Dans Tableaux de la vie arabe, Slimane Ben Brahim tisse autour du tableau Les Filles de Djenn’s, d’Étienne Dinet, tout un monde de volupté et d’allusions érotico sexuelles. Que montre le tableau ? Un fleuve, des jeunes filles ailées qui s’amusent et qui le survolent de façon exaltée et joyeuse. Voici une partie du commentaire de Ben Brahim :

« …elles arrivent, portées par leurs ailes…leurs melhafas blanches clapotent entres leurs jambes…l’eau les reçoit avec tendresse, admirant leurs corps de tous cotés… mais l’adolescente, effarée, dresse ses cuisses d’ivoire, et, de ses pieds rougis par la honte ou le henné, elle cherche à repousser les attaques de cet amant indiscret…ses cuisses reluisent comme les mousses de velours des fontaines, et ses bras,…battent gaiement et furieusement à la fois cette eau téméraire qui voudrait se coucher sur les terrasses de son corps ».
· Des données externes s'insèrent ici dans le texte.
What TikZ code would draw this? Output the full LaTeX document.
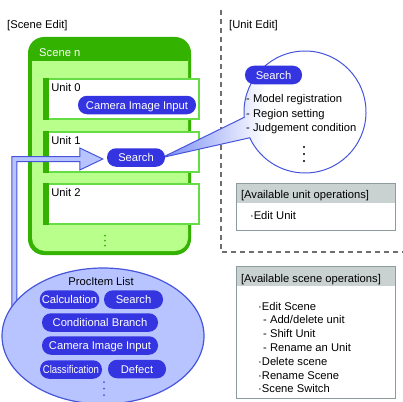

Figure 1. Les filles de Djenn's.
Figure 1. Les filles de Djenn’s.

Devant l’inhibition de la langue que permettent Les filles des Djenn’s de Dinet, y aurait-il une place au même discours pour un tableau, ou un film, dont les héroïnes aux cuisses luisantes ne seraient que des femmes, et l’eau téméraire, qu’un homme ? Ou faut-il être la fille d’un djinn pour pouvoir vivre son corps ? Ces Jinns, tout droit sortis d’un rêve, nous donnent une idée du monde irréel auquel on associe encore le corps de la femme dans nos sociétés. C’est ce cadre imaginaire et fantasmagorique qui sert d’espace de vie aux corps dans la majeure partie des œuvres figuratives actuelles. Représentations orientalistes qui dépeignent inlassablement la femme comme poncifs colorés de corps sortis directement du passé, ainsi qu’était le corps de la femme avant le Déjeuner sur l’herbe de Manet (1863), ou il fallait être Venus naissante des vagues pour avoir un corps.
Il est souvent absent, costumé, dissimulé derrière une narration nostalgique, invisible, travesti et théâtralisé dans des décors qui sentent la menthe et le jasmin, l’eau de source et l’argile des jarres. La distance entre les sujets représentés et leur retour dans la réalité est niée.
Le corps est ainsi condamné à raconter les histoires des autres et rarement la sienne, il est mis en doute.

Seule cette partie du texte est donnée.